Another cable cut hits SEACOM

Another cable cut hits SEACOM

Days after a cut on undersea broadband network SEACOM disrupted internet services for some Africans, a breakage on one of its partner cables has occurred this morning.

In a statement on the SEACOM website, the wholesale network provider says that at 06:20 Greenwich Mean Time (GMT) today “the SMW4 cable system suffered a cable cut off the coast of Egypt.”

The SMW4 cable, also referred to as the South East Asia–Middle East–Western Europe 4 (SEA-ME-WE 4) system, is SEACOM’s partner network throughout the Mediterranean.

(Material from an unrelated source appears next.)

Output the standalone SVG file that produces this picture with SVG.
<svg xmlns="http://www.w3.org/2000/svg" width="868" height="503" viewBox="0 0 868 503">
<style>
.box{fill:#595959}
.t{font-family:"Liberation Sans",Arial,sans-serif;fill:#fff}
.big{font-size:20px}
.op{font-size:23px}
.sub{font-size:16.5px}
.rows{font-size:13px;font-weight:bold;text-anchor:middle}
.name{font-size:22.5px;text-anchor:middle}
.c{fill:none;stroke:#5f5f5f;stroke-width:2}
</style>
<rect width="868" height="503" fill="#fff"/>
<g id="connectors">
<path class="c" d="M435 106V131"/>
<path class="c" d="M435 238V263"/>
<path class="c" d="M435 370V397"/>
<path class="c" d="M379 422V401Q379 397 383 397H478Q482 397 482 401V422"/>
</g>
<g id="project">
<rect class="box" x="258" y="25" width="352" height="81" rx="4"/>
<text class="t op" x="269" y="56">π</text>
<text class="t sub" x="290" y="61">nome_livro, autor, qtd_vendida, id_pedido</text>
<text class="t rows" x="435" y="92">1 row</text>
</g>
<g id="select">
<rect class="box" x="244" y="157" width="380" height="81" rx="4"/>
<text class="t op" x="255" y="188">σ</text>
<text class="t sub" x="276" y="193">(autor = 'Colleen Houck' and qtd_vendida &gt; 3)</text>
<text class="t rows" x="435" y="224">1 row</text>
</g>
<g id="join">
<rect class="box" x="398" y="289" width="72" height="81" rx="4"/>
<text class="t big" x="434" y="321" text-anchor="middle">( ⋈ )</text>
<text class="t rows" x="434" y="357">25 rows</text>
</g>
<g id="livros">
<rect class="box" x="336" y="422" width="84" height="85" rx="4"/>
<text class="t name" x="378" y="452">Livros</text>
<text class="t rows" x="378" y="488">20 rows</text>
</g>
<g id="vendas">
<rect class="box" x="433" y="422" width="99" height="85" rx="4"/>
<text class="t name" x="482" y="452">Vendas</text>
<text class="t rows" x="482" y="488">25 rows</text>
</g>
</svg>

SMW4 is a subsea fibre optic network that connects Singapore, Malaysia, Thailand, Bangladesh, India, Sri Lanka, Pakistan, United Arab Emirates, Saudi Arabia, Sudan, Egypt, Italy, Tunisia, Algeria and France.

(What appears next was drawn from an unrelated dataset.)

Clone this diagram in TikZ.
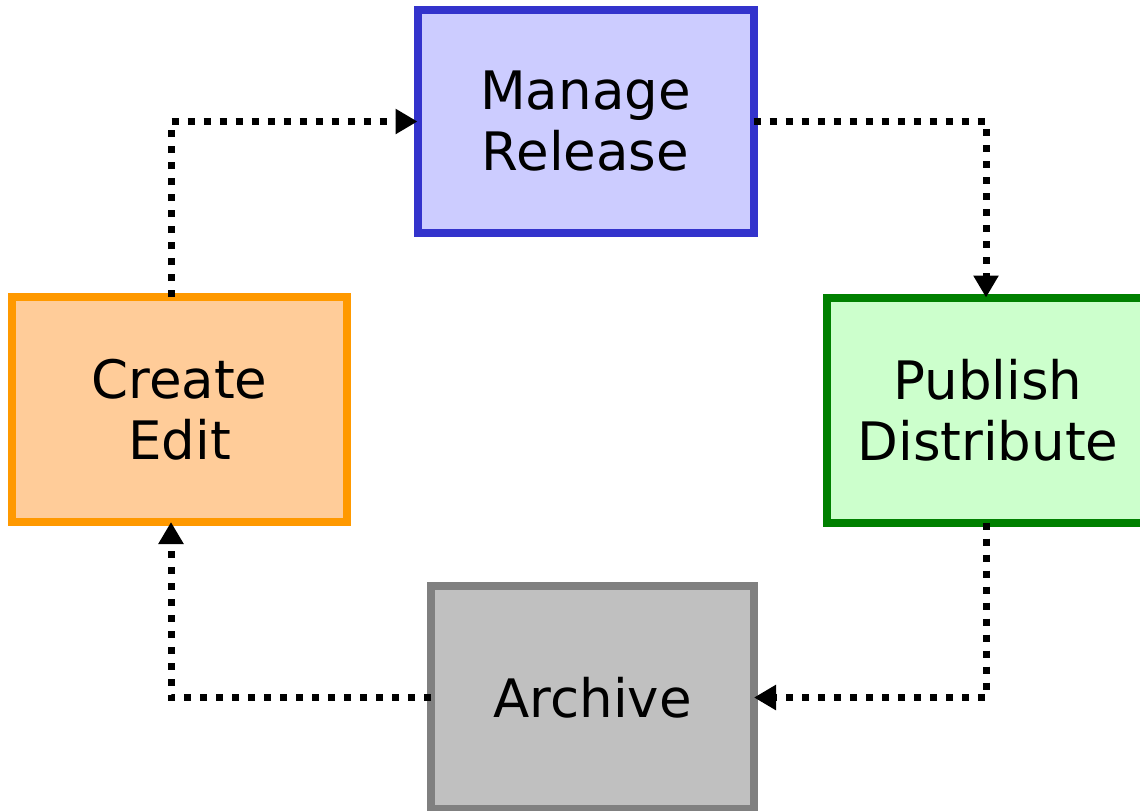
\documentclass[tikz,border=0pt]{standalone}
\usepackage{fontspec}
\setmainfont{DejaVu Sans}
\usetikzlibrary{arrows.meta}

\tikzset{
  stage/.style={draw,line width=4pt,minimum width=168pt,minimum height=111.5pt,align=center,
    font=\fontsize{26.5}{30.5}\selectfont,inner sep=0pt,outer sep=0pt},
  flow/.style={line width=3.5pt,dash pattern=on 3.5pt off 4.5pt,-{Triangle[width=12pt,length=11pt]}}
}
\definecolor{manfill}{HTML}{CCCCFF}\definecolor{manline}{HTML}{3333CC}
\definecolor{crefill}{HTML}{FFCC99}\definecolor{creline}{HTML}{FF9900}
\definecolor{pubfill}{HTML}{CCFFCC}\definecolor{publine}{HTML}{008000}
\definecolor{arcfill}{HTML}{C0C0C0}\definecolor{arcline}{HTML}{808080}

\begin{document}
\begin{tikzpicture}[x=0.5pt,y=-0.5pt]
\useasboundingbox (0,0) rectangle (1140,810);

\node[stage,fill=manfill,draw=manline] (manage) at (585.5,121.5) {Manage\\Release};
\node[stage,fill=crefill,draw=creline,minimum width=167.5pt,minimum height=112.5pt] (create) at (179.5,409.5) {Create\\Edit};
\node[stage,fill=pubfill,draw=publine,minimum width=161pt,minimum height=112.5pt] (publish) at (988,410) {Publish\\Distribute};
\node[stage,fill=arcfill,draw=arcline,minimum width=161.5pt] (archive) at (592.5,697.5) {Archive};

\draw[flow] ([xshift=-4.25pt]create.north) |- (manage.west);
\draw[flow] (manage.east) -| ([xshift=-1pt]publish.north);
\draw[flow] ([xshift=-1pt]publish.south) |- (archive.east);
\draw[flow] (archive.west) -| ([xshift=-4.25pt]create.south);

% dots: line width 3.5pt, on 3.5pt off 4.5pt
\end{tikzpicture}
\end{document}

It is not yet known as to how SMW4 was damaged.

However, SEACOM - which stretches 17,000km and connects South Africa and Eastern Africa with Europe and Southern Asia - has suffered this latest disruption after the company says it had worked to restore services following a cut that affected it on 22 March.

Last Friday, a physical cable cut north of the coast of Egypt in the Mediterranean Sea disrupted services on the sub-sea broadband network.

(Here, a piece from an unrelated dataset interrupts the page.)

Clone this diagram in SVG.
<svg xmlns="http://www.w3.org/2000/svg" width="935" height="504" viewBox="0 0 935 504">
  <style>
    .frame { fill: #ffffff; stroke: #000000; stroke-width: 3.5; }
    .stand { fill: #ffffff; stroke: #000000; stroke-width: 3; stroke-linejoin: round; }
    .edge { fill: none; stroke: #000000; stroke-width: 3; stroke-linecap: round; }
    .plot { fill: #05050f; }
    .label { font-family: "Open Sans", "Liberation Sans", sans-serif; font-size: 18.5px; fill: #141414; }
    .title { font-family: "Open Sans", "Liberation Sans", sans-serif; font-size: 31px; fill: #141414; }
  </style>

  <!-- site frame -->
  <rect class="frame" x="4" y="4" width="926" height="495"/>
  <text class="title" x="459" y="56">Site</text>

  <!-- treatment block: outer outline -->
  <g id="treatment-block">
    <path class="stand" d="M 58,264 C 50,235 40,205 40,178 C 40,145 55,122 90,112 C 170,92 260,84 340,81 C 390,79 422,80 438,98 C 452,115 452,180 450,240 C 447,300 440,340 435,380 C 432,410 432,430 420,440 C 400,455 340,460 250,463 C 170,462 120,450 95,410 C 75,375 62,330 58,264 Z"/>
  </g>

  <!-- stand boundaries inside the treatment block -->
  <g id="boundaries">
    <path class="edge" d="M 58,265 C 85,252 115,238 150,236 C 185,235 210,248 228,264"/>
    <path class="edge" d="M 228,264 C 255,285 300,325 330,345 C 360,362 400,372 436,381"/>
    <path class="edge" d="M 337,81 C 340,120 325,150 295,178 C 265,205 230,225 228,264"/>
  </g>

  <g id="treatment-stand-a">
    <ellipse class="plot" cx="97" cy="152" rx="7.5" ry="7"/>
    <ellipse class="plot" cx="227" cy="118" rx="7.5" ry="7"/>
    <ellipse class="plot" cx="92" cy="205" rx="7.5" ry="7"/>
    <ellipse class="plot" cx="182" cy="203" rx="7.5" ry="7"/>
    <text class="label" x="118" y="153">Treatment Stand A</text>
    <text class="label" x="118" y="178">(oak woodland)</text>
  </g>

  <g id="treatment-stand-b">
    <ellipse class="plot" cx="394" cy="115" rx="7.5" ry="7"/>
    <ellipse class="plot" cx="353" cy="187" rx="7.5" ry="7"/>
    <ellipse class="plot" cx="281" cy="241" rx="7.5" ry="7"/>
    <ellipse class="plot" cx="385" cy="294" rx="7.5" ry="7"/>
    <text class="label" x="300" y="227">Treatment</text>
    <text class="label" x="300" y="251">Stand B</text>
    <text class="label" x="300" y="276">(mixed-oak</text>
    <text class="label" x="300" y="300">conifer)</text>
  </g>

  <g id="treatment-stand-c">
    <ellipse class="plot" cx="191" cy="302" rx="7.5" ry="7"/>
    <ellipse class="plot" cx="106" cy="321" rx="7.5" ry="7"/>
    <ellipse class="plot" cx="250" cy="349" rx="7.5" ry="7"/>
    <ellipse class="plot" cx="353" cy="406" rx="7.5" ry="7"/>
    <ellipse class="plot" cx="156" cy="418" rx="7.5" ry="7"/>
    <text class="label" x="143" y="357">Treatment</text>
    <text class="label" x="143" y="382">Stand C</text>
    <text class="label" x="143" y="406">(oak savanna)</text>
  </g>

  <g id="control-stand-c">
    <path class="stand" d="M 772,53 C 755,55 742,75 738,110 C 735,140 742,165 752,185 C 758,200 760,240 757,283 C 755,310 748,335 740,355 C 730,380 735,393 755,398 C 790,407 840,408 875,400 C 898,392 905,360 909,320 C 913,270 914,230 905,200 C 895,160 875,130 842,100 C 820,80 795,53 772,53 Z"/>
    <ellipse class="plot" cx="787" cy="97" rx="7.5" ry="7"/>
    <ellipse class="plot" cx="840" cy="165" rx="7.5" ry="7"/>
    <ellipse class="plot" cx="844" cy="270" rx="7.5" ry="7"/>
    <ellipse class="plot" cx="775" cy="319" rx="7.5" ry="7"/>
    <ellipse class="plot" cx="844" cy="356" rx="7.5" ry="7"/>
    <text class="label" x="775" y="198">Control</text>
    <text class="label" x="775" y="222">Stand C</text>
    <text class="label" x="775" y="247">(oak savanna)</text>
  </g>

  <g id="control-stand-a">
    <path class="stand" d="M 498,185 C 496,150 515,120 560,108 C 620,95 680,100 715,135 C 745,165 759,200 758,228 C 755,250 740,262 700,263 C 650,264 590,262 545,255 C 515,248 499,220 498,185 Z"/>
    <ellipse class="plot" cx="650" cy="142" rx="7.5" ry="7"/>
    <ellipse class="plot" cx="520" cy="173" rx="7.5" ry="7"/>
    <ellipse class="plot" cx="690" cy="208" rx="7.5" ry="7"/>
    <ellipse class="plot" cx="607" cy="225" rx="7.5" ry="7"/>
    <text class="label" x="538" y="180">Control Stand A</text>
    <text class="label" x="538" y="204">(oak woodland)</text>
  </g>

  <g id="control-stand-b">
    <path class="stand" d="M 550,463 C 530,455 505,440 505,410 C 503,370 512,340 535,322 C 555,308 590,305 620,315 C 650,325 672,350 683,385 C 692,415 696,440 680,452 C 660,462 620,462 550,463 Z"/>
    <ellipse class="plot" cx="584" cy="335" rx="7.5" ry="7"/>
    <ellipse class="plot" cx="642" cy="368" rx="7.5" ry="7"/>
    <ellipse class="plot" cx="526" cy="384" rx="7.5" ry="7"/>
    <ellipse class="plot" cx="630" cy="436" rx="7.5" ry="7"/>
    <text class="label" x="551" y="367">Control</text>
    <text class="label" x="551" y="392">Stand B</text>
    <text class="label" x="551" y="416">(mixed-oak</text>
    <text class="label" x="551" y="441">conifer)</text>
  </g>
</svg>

Customers of internet service providers (ISPs) such as South Africa’s Mweb subsequently reported disruptions in their connections.

SEACOM’s chief executive officer Mark Simpson then said in a statement that it may take a “week or two” to repair the damage.

But in the meantime, SEACOM went about rerouting traffic. By yesterday, SEACOM in a statement said that it had restored its services by establishing “multiple paths across the Mediterranean on cable systems that were unaffected by the recent cable cuts.”

Regaring the latest SMW4 cut, SEACOM says it has restored all services that use the SMW4 cable.